Мне это очень понравилось, и я сразу начал диктовать ей письма.
Очень скоро она стала для меня кем-то вроде дочери или сестры. Я едва ли когда-нибудь находил ошибки в ее работе. Часто ей передавали большие суммы денег, а потом она стала вести и конторские книги. Я полностью доверял ей, но что еще важнее, она сама делилась со мной сокровенными мыслями и чувствами. Именно ко мне обратилась она за советом, выбирая мужа, а потом я имел честь вести ее к венцу. Как только мисс Дик стала миссис Макдональд, ей пришлось покинуть меня, но даже потом она неизменно отзывалась, когда я, не справляясь с огромным объемом работы, просил у нее помощи.
После замужества миссис Макдональд мне понадобилась новая стенографистка. Мне очень повезло, когда я нашел еще одну девушку. Ее звали мисс Шлесин. Мне представил ее мистер Калленбах, о котором читатель еще услышит в дальнейшем. Сейчас она преподает в одной из средних школ Трансвааля. Когда она пришла ко мне, ей едва исполнилось семнадцать лет. Некоторые особенности ее характера подчас раздражали и меня, и мистера Калленбаха. Она стала работать у меня больше для того, чтобы приобрести опыт. Расовые предрассудки были чужды ей, но она не считалась ни с возрастом, ни с положением людей. Доходило до того, что она без малейших колебаний оскорбляла человека и высказывала ему в лицо все, что думает о нем. Несдержанность этой девушки часто причиняла мне неудобства, но ее открытость и бесхитростность помогали справиться с любыми проблемами, как только они возникали на горизонте. Я нередко подписывал напечатанные ею письма, не перечитывая их, поскольку считал, что она владеет английским языком лучше, чем я сам. Никаких сомнений в ее преданности у меня не возникало.

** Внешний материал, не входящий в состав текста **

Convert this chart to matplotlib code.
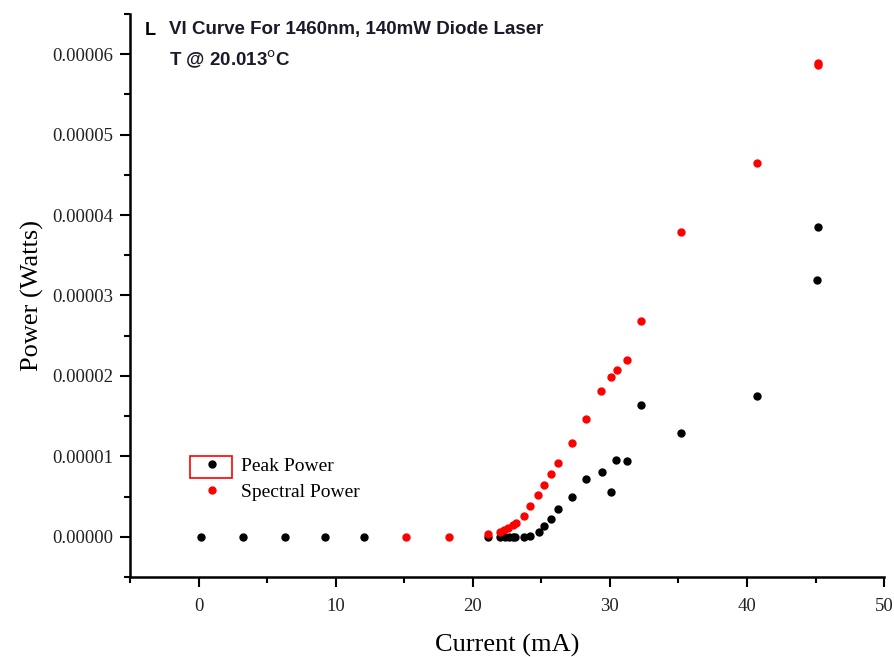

Причем она всегда была готова пожертвовать своими интересами. В течение довольно долгого времени она получала всего шесть фунтов и отказывалась от более чем десяти фунтов в месяц. Когда я сам пытался уговорить ее принять бо́льшую сумму, она отчитывала меня:
— Я здесь не для того, чтобы требовать деньги. Я здесь потому, что мне нравится работать с вами. Я уважаю ваши идеалы.